The Church of England has produced a lot of good men and women, but very few great ones. It is in its modest, cautious nature that it should be so. Greatness requires a lonely, single-minded strength that does not sit easily with Anglicanism’s gentle compromise.
And I suspect the Church has always been hesitant and embarrassed about the one undeniably great figure it produced in the 20th century. To this day, George Bell, Bishop of Chichester from 1929 to 1958, is an uncomfortable, disturbing person, like a grim obelisk set in a bleak landscape. Many British people still disapprove of his lonely public denunciation of Winston Churchill’s deliberate bombing of German civilians in their homes. Some still defend the bombing and seek to reconcile it with Christian teaching, which is hard. Others simply refuse to believe, against all evidence, that this is what we did. It is often said, though it cannot be proved, that George Bell would have become Archbishop of Canterbury — a post for which he was well qualified — had he kept his mouth shut.
And perhaps this is why he found so few defenders when, 57 years after his death, Bishop Bell was numbered among the transgressors by his old church, and said to have been a paedophilic abuser.
The church itself issued a public statement which correctly referred to the anonymous accusations against the late Bishop Bell as ‘allegations’, but in all other respects treated the claim as if it were a proven fact. Money had been paid in compensation. The current Bishop of Chichester, Dr Martin Warner, was said to have written to ‘the survivor’, apologising. He explained, ‘I am committed to ensuring that the past is handled with honesty and transparency.’ There were ‘expert independent reports’ (which have not been published). None ‘found any reason to doubt the veracity of the claim’.

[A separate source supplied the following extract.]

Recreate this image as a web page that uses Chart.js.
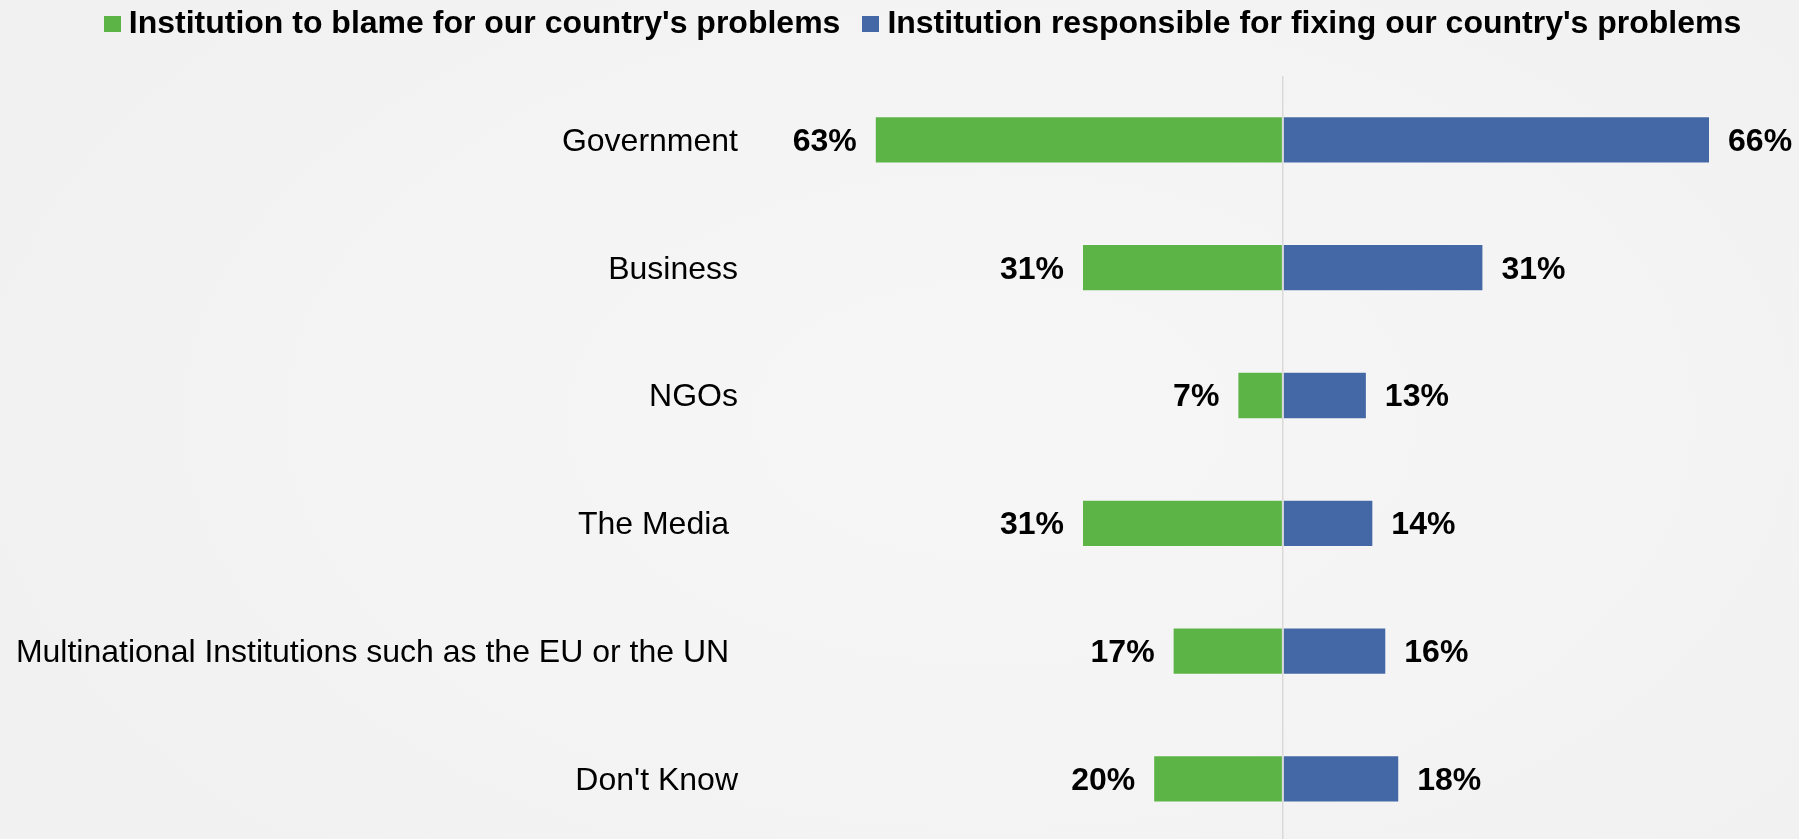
<!DOCTYPE html>
<html>
<head>
<meta charset="utf-8">
<script src="https://cdn.jsdelivr.net/npm/chart.js@4/dist/chart.umd.min.js"></script>
<style>
  html, body { margin: 0; padding: 0; overflow: hidden; width: 1799px; height: 839px;
    background: radial-gradient(ellipse 60% 75% at 55% 50%, #f6f6f6 0%, #f4f4f4 55%, #f1f1f1 100%); }
  #c { position: absolute; left: 0; top: -22px; }
</style>
</head>
<body>
<canvas id="c" width="1853" height="894"></canvas>
<script>
const categories = ['Government', 'Business', 'NGOs', 'The Media ', 'Multinational Institutions such as the EU or the UN ', "Don't Know"];
const blameValues = [63, 31, 7, 31, 17, 20];
const fixingValues = [66, 31, 13, 14, 16, 18];
const seriesNames = ["Institution to blame for our country's problems", "Institution responsible for fixing our country's problems"];
const seriesColors = ['#5cb346', '#4468a5'];

const FONT = "'Liberation Sans', Arial, sans-serif";

// legend swatches (17x16 squares)
const legendSwatches = seriesColors.map(col => {
  const cv = document.createElement('canvas');
  cv.width = 17; cv.height = 16;
  const g = cv.getContext('2d');
  g.fillStyle = col; g.fillRect(0, 0, 17, 16);
  return cv;
});

const valueLabels = {
  id: 'valueLabels',
  afterDatasetsDraw(chart) {
    const ctx = chart.ctx;
    ctx.save();
    ctx.font = 'bold 32px ' + FONT;
    ctx.fillStyle = '#000';
    ctx.textBaseline = 'middle';
    chart.data.datasets.forEach((ds, di) => {
      const meta = chart.getDatasetMeta(di);
      meta.data.forEach((bar, i) => {
        const v = ds.data[i];
        const txt = Math.abs(v) + '%';
        if (v < 0) { ctx.textAlign = 'right'; ctx.fillText(txt, bar.x - 18, bar.y + 2); }
        else { ctx.textAlign = 'left'; ctx.fillText(txt, bar.x + 18, bar.y + 2); }
      });
    });
    ctx.restore();
  }
};

new Chart(document.getElementById('c'), {
  type: 'bar',
  data: {
    labels: categories,
    datasets: [
      { label: seriesNames[0], data: blameValues.map(v => -v), backgroundColor: seriesColors[0],
        borderColor: 'rgba(255,255,255,0.3)', borderWidth: 1 },
      { label: seriesNames[1], data: fixingValues, backgroundColor: seriesColors[1],
        borderColor: 'rgba(255,255,255,0.3)', borderWidth: 1 }
    ]
  },
  options: {
    indexAxis: 'y',
    responsive: false,
    animation: false,
    layout: { padding: 0 },
    datasets: { bar: { categoryPercentage: 1, barPercentage: 0.37 } },
    scales: {
      x: {
        stacked: true,
        min: -82.58, max: 88.08,
        afterBuildTicks: s => { s.ticks = [{ value: 0 }]; },
        ticks: { display: false },
        border: { display: false },
        grid: { drawTicks: false, color: '#d9d9d9', lineWidth: 1.5, z: 1 }
      },
      y: {
        stacked: true,
        afterFit: s => { s.width = 748; },
        border: { display: false },
        grid: { display: false, drawTicks: false },
        ticks: { padding: 10, labelOffset: 2, color: '#000', font: { family: FONT, size: 32 } }
      }
    },
    plugins: {
      tooltip: { enabled: false },
      legend: {
        position: 'top',
        labels: {
          usePointStyle: true, boxWidth: 1, boxHeight: 16, padding: 30, color: '#000',
          font: { family: FONT, size: 32, weight: 'bold' },
          generateLabels: chart => Chart.defaults.plugins.legend.labels.generateLabels(chart)
            .map((it, i) => Object.assign({}, it, { pointStyle: legendSwatches[i], lineWidth: 0 }))
        }
      },
      title: { display: true, text: '', weight: 500, padding: { top: 0, bottom: 16 },
        font: { size: 10, lineHeight: 1 } }
    }
  },
  plugins: [valueLabels]
});
</script>
</body>
</html>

The Sussex police, meanwhile, ‘confirmed’ that the information obtained from their inquiries would have led to Bishop Bell’s arrest, had he not been dead. Who can doubt this, given modern police forces’ strong interest in investigating such allegations against prominent people? But it merely draws attention to the long delay between the alleged offence and accusation. Had the bishop survived until the first allegation was made in 1995, he would have been 112 years old. As it turned out, he had been dead for 37 years, which is perhaps why the church did little at the time, and the police were not called to arrest and interrogate the bishop’s bones. The charges go even further back, and refer to alleged events in the late 1940s and early 1950s.
The church’s document on the affair was available online and quickly found its way to the desks of several newspaper correspondents. Unqualified headlines resulted, and stories which proclaimed without reservation that the late bishop ‘was’ a paedophile, and ‘committed’ sexual abuse. ‘Eminent bishop was paedophile, admits church,’ said one. ‘Church’s “deep sorrow” over abuse by bishop,’ said another. ‘C of E admits “saintly” bishop abused child,’ said a third. There were plenty of inverted commas on display but none were placed around the accusation. No doubt this did not distress the Church of England, which has suffered several undoubted (and poorly handled) cases of proven abuse and which is anxious to show that it is now sound and rigorous on this subject.
All this is completely understandable. And yet it fills me with a powerless sense of outrage and injustice. It is perfectly possible that the allegations are true. But this is not some Jimmy Savile affair in which a great cloud of witnesses testify against a person, recently dead, whose life and works do not do very much to undermine the charges against him.
George Bell, among much else to his credit, was one of the first in Britain to see the National Socialist menace. He was the dauntless ally and reliable friend of Dietrich Bonhoeffer. He opened his beautiful palace to exiles and handed it over to evacuees during the war. Against the tide of opinion, he pleaded the cause of anti-Nazi refugees in this country who were foolishly rounded up during the invasion panic of 1940.
Such a person may conceivably have been a secret abuser of children. But didn’t this fair, just, brave man (these things are proven) deserve the simple justice of the presumption of innocence, and those protections so majestically summed up in the sixth amendment to the US constitution — to be given speedy and public trial by an impartial jury, to be informed of the nature and cause of the accusation, to be confronted with witnesses against him, to have compulsory process to obtain witnesses in his favour, and to have the assistance of counsel in his defence?
Well, he cannot have any of these things because he is dead. And he left no descendants to defend his honour. In which case it is surely up to us, not least to those in the church (whose main duty is to uphold the good even if they are reviled for it) to try to provide some sort of justice.
By all means comfort and assuage the accuser, and compensate him or her (we are not even allowed to know the sex of the person involved). But in the absence of a timely, fair trial, did it serve the purposes of justice and goodness to make the matter public? To a secular mind, there is no difficulty in sacrificing the reputation of a dead man for what you think is a good cause. To those who believe in the immortal soul, or say they do, it is surely not quite so simple. As for those journals of record who presented allegations as proven fact, would they have dared treat any living person of such reputation in this way? Surely one of the things my trade most needs to prove is that it can and will act fairly without a judge or a regulator breathing down its neck.